[Figure scripts]
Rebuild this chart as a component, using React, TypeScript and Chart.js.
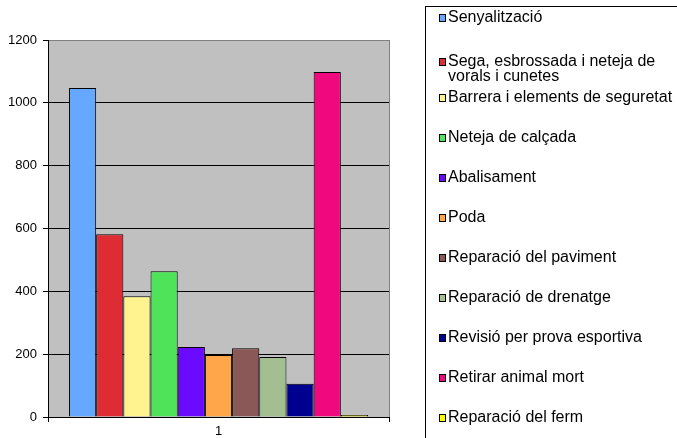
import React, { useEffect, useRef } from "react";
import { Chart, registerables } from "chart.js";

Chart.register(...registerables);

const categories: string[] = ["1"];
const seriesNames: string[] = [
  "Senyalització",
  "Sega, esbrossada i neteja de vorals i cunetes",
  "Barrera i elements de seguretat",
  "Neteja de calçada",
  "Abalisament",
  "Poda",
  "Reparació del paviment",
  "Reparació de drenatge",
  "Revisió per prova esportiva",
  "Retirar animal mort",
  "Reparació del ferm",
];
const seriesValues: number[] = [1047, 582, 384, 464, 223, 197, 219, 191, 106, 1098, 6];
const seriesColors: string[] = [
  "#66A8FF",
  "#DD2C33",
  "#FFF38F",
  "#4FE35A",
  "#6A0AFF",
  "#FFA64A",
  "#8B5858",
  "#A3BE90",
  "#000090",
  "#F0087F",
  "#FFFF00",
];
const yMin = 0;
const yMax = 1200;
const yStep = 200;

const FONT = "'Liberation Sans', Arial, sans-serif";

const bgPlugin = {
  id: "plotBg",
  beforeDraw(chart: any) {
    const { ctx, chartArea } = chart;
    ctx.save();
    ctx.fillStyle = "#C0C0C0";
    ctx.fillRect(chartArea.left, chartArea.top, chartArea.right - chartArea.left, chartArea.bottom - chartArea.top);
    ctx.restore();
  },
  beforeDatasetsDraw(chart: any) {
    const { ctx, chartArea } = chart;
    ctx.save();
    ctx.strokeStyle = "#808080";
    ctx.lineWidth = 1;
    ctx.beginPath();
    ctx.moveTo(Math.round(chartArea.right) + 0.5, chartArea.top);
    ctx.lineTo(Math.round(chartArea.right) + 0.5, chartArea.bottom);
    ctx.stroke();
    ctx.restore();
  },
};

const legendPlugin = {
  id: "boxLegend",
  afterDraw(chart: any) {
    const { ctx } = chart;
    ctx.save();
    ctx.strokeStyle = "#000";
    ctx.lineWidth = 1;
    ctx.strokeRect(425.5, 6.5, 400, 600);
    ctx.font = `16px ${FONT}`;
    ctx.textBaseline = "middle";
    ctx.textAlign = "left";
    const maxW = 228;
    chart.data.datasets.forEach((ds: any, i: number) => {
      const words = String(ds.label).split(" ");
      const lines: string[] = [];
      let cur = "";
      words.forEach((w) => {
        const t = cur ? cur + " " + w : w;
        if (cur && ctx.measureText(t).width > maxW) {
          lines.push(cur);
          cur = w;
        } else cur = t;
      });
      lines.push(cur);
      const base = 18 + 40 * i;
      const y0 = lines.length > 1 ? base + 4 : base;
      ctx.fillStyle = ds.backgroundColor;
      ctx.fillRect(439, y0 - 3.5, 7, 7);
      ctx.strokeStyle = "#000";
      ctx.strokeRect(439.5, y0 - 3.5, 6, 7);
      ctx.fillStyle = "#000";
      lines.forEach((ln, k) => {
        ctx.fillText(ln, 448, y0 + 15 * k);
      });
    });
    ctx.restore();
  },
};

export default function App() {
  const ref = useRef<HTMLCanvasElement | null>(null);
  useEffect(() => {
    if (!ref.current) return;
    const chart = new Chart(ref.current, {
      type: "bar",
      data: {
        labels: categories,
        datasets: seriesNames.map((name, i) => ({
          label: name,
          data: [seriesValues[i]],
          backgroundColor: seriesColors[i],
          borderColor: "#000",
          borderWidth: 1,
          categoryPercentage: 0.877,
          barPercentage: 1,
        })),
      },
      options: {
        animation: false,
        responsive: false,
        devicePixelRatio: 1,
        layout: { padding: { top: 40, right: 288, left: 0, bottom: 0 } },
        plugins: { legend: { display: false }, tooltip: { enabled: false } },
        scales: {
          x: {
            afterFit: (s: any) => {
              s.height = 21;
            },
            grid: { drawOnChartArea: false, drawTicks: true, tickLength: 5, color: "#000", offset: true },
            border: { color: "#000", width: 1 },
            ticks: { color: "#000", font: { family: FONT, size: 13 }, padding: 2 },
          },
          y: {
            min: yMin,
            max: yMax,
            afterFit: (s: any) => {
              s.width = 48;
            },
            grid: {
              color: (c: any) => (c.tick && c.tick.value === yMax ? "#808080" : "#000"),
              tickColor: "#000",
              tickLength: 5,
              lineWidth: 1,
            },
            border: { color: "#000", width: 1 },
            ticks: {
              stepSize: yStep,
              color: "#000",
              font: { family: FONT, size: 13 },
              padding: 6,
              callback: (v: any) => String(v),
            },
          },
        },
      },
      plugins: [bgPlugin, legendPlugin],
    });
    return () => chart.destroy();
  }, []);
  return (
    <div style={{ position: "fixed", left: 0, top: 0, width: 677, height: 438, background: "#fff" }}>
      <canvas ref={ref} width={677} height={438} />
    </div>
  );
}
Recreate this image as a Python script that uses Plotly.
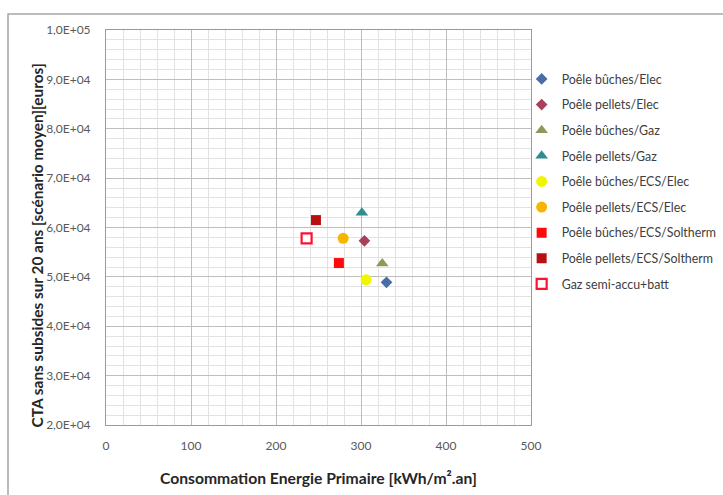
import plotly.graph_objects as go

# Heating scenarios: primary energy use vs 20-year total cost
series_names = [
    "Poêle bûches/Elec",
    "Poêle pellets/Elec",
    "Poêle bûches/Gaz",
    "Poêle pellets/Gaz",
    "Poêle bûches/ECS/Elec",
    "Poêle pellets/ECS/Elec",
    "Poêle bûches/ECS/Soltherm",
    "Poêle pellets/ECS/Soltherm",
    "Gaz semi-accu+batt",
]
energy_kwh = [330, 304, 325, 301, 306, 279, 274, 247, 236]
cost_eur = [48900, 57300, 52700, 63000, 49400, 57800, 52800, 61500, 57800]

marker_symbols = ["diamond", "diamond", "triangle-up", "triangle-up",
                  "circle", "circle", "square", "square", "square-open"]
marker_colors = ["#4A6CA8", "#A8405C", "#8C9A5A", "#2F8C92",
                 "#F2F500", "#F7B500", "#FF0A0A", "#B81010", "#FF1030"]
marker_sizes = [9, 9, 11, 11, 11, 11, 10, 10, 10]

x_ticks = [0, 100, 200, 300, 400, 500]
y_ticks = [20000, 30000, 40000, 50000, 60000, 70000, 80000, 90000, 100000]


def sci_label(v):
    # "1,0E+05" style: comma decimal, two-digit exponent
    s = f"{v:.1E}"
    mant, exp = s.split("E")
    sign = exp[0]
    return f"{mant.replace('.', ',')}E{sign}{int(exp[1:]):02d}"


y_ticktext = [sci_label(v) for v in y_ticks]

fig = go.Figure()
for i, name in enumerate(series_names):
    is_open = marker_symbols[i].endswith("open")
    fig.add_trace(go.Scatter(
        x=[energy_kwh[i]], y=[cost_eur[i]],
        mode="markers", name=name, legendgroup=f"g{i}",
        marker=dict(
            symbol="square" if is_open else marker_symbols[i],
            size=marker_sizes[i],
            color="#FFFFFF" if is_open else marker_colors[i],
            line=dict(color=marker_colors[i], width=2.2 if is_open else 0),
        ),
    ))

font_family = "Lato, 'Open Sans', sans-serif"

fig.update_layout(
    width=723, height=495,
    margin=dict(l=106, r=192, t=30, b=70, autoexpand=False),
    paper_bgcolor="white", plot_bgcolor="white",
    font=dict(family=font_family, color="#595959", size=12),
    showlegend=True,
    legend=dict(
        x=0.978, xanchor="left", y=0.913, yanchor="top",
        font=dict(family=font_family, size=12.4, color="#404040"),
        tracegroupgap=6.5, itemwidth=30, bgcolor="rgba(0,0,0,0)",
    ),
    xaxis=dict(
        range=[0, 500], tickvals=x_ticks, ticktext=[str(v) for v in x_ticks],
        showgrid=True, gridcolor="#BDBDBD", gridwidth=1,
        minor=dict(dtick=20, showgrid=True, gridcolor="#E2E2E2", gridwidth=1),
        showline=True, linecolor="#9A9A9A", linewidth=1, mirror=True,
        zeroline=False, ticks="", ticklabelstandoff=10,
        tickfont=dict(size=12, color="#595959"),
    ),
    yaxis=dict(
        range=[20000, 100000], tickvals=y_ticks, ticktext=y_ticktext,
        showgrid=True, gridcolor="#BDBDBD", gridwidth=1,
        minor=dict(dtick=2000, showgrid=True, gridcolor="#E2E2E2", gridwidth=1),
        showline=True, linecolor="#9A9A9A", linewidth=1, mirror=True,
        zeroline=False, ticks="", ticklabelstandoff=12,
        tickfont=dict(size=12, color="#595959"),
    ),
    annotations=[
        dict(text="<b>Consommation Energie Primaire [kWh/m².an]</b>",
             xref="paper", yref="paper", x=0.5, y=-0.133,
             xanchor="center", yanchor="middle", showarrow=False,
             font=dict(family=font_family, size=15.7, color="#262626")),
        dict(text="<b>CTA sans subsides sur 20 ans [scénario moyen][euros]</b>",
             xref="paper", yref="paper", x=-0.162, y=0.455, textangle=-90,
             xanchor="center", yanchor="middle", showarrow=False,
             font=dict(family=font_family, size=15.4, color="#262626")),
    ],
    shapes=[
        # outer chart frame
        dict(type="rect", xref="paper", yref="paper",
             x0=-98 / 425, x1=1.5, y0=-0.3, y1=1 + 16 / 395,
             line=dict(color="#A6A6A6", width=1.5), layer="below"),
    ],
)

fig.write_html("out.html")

# What you are asked to do:
Of the lines above, quote exactly those from the one with "Recreate this image" through the one with "import plotly.graph_objects as go", ends included; pictures stay out.

# Expected answer:
Recreate this image as a Python script that uses Plotly.
import plotly.graph_objects as go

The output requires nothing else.